NEW YORK — Unilever’s Simple facial skin care brand has teamed up with AOL to announce the winners of a nationwide search for extraordinary women driving positive change in their communities. The search is an extension of Makers, a multiplatform video experience that honors trailblazing women, including Sandra Day O’Connor, Hillary Clinton and Diane Von Furstenberg.

Recognized as Next Makers for their leadership, vision, courage and ingenuity, Col. Jill Chambers, Olivia Joy Stinson, Anna Rodriguez, Reshma Saujani, Emily May and Lydia Cincore-Templeton will join a group of groundbreakers that includes Supreme Court justices, secretaries of state, CEOs, athletes, activists and entertainers. Next Makers will have the opportunity to tell their stories in short videos at Makers.com. In addition, Simple will award each woman with a $10,000 grant.

“Simple facial skin care brand congratulates the Next Makers whose commitment, creativity and hard work are positively impacting our country, opening doors in their communities and inspiring change now and in the future,” stated Alison Clark, director of Unilever U.S. skin care. “Simple is proud to support the Makers initiative that celebrates women whose authenticity, ideals and pioneering spirit inspire others every day.”

Makers founder and executive producer Dyllan McGee, along with her filmmaking team, will meet with each Next Maker to capture her personal story. These videos will debut on Makers.com beginning Dec. 17, 2012.

About the Next Makers:

  • Col.
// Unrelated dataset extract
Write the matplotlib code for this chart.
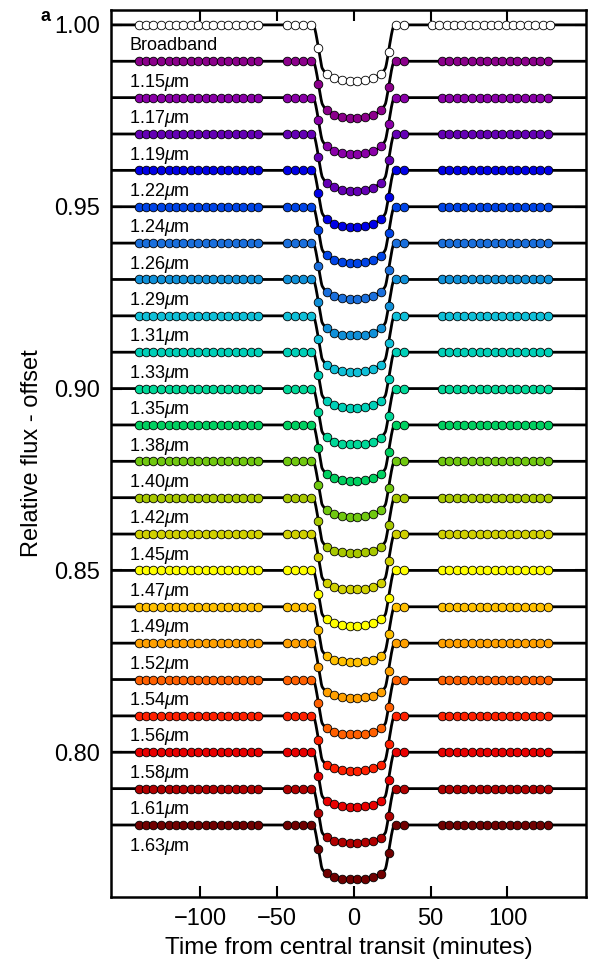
import numpy as np
import matplotlib
matplotlib.use("Agg")
import matplotlib.pyplot as plt

plt.rcParams['font.family'] = ['Liberation Sans', 'DejaVu Sans']
plt.rcParams['mathtext.fontset'] = 'custom'
plt.rcParams['mathtext.it'] = 'Liberation Sans:italic'

# light curve labels, top to bottom (broadband first)
labels = ['Broadband', '1.15', '1.17', '1.19', '1.22', '1.24', '1.26', '1.29',
          '1.31', '1.33', '1.35', '1.38', '1.40', '1.42', '1.45', '1.47',
          '1.49', '1.52', '1.54', '1.56', '1.58', '1.61', '1.63']
offsets = [1.00, 0.99, 0.98, 0.97, 0.96, 0.95, 0.94, 0.93, 0.92, 0.91, 0.90,
           0.89, 0.88, 0.87, 0.86, 0.85, 0.84, 0.83, 0.82, 0.81, 0.80, 0.79, 0.78]
colors = ['white', '#8b008b', '#8a00a8', '#6400b4', '#0000e6', '#0044e6',
          '#1a6fdc', '#1090d8', '#10c0d8', '#00d0b8', '#00d898', '#00d060',
          '#70c810', '#a8c800', '#d0d000', '#ffff00', '#ffc000', '#ffa000',
          '#ff6000', '#ff2000', '#e80000', '#b00000', '#700000']
# planet/star radius ratio and limb darkening read per channel
rp = [0.1160, 0.1162, 0.1160, 0.1161, 0.1160, 0.1161, 0.1158, 0.1160,
      0.1160, 0.1159, 0.1160, 0.1161, 0.1158, 0.1161, 0.1160, 0.1161,
      0.1162, 0.1157, 0.1158, 0.1159, 0.1157, 0.1158, 0.1156]
u1 = [0.27, 0.33, 0.32, 0.31, 0.30, 0.30, 0.29, 0.28, 0.28, 0.27, 0.27,
      0.26, 0.26, 0.25, 0.25, 0.24, 0.24, 0.23, 0.23, 0.22, 0.22, 0.21, 0.21]
u2 = [0.25] * 23

# sample times (minutes from mid-transit) for the three HST orbits
t_orbit1 = [-140.0, -135.1, -130.3, -125.4, -120.5, -115.7, -110.8, -106.0,
            -101.1, -96.2, -91.4, -86.5, -81.6, -76.8, -71.9, -67.1, -62.2]
t_orbit2 = [-43.2, -38.1, -33.0, -27.9, -23.0, -17.7, -12.7, -7.6, -2.6,
            2.4, 7.5, 12.5, 17.5, 22.6, 27.4, 32.4]
t_orbit3_bb = [50.8, 55.6, 60.4, 65.2, 70.0, 74.8, 79.6, 84.4, 89.2, 94.0,
               98.8, 103.6, 108.4, 113.2, 118.0, 122.8, 127.6]
t_orbit3 = [57.2, 62.1, 67.1, 72.0, 76.9, 81.8, 86.8, 91.7, 96.6, 101.5,
            106.5, 111.4, 116.3, 121.2, 126.2]

# orbit geometry
a_rs = 15.0
inc = 89.1
period = 1.58 * 1440.0


def transit(t, p, c1, c2):
    t = np.asarray(t, dtype=float)
    ph = 2 * np.pi * t / period
    z = a_rs * np.sqrt(np.sin(ph) ** 2 + (np.cos(np.radians(inc)) * np.cos(ph)) ** 2)
    r = np.linspace(1e-5, 1, 3000)
    mu = np.sqrt(1 - r ** 2)
    I = 1 - c1 * (1 - mu) - c2 * (1 - mu) ** 2
    zz = z[:, None]
    rr = r[None, :]
    arg = (rr ** 2 + zz ** 2 - p ** 2) / (2 * rr * np.maximum(zz, 1e-9))
    L = 2 * rr * np.arccos(np.clip(arg, -1, 1))
    L = np.where(rr < p - zz, 2 * np.pi * rr, L)
    L = np.where((rr > zz + p) | (rr < zz - p), 0, L)
    blocked = np.trapezoid(I * L, r, axis=1)
    total = np.trapezoid(I * 2 * np.pi * r, r)
    return 1 - blocked / total


fig = plt.figure(figsize=(5.9, 9.69), dpi=100)
ax = fig.add_axes([0.188, 0.0743, 0.805, 0.9154])

tfine = np.linspace(-160, 155, 1500)
for i in range(len(labels)):
    off = offsets[i] - 1.0
    ax.plot(tfine, transit(tfine, rp[i], u1[i], u2[i]) + off, color='black', lw=2.0, zorder=2)
    if i == 0:
        tt = np.array(t_orbit1 + t_orbit2 + t_orbit3_bb)
        txt = labels[i]
    else:
        tt = np.array(t_orbit1 + t_orbit2 + t_orbit3)
        txt = labels[i] + r'$\mu$m'
    ax.plot(tt, transit(tt, rp[i], u1[i], u2[i]) + off, 'o', ms=6.2,
            mfc=colors[i], mec='black', mew=0.6, zorder=3)
    ax.text(-146, offsets[i] - 0.0058, txt, fontsize=13, va='center', ha='left')

ax.set_xlim(-158, 151)
ax.set_ylim(0.7602, 1.0041)
ax.set_xticks([-100, -50, 0, 50, 100])
ax.set_yticks([0.80, 0.85, 0.90, 0.95, 1.00])
ax.set_yticklabels(['0.80', '0.85', '0.90', '0.95', '1.00'])
ax.set_xticklabels(['\u2212100', '\u221250', '0', '50', '100'])
ax.tick_params(direction='in', top=True, right=True, length=8, width=1.5,
               labelsize=17, pad=8)
for s in ax.spines.values():
    s.set_linewidth(1.8)
ax.set_xlabel('Time from central transit (minutes)', fontsize=17.5, labelpad=5)
ax.set_ylabel('Relative flux - offset', fontsize=17, labelpad=8)
fig.text(0.068, 0.983, 'a', fontsize=13, fontweight='bold', ha='left', va='center')

fig.savefig('out.png', dpi=100)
Jill Chambers, Washington D.C.: Leading advocate for the military’s new nationwide strategy to address post-traumatic stress disorder;

  • Olivia Joy Stinson, North Carolina: Founder of PEN Pals Book Club and Support Group for Children of Incarcerated Parents, a nonprofit organization that she created at the age of 14;

  • Anna Rodriguez, Florida: Founder of the Florida Coalition Against Human Trafficking;

  • Reshma Saujani, New York: Founder and CEO of Girls Who Code, a nonprofit that empowers students from low-income communities to use technology to become entrepreneurs;

  • Emily May, New York: Founder and CEO of Hollaback, a nonprofit that harnesses the power of information technology to combat street harassment; and

  • Lydia Cincore-Templeton, California: CEO of Children Youth and Family Collaborative in Los Angeles, an organization devoted to improving the academic performance of foster youth.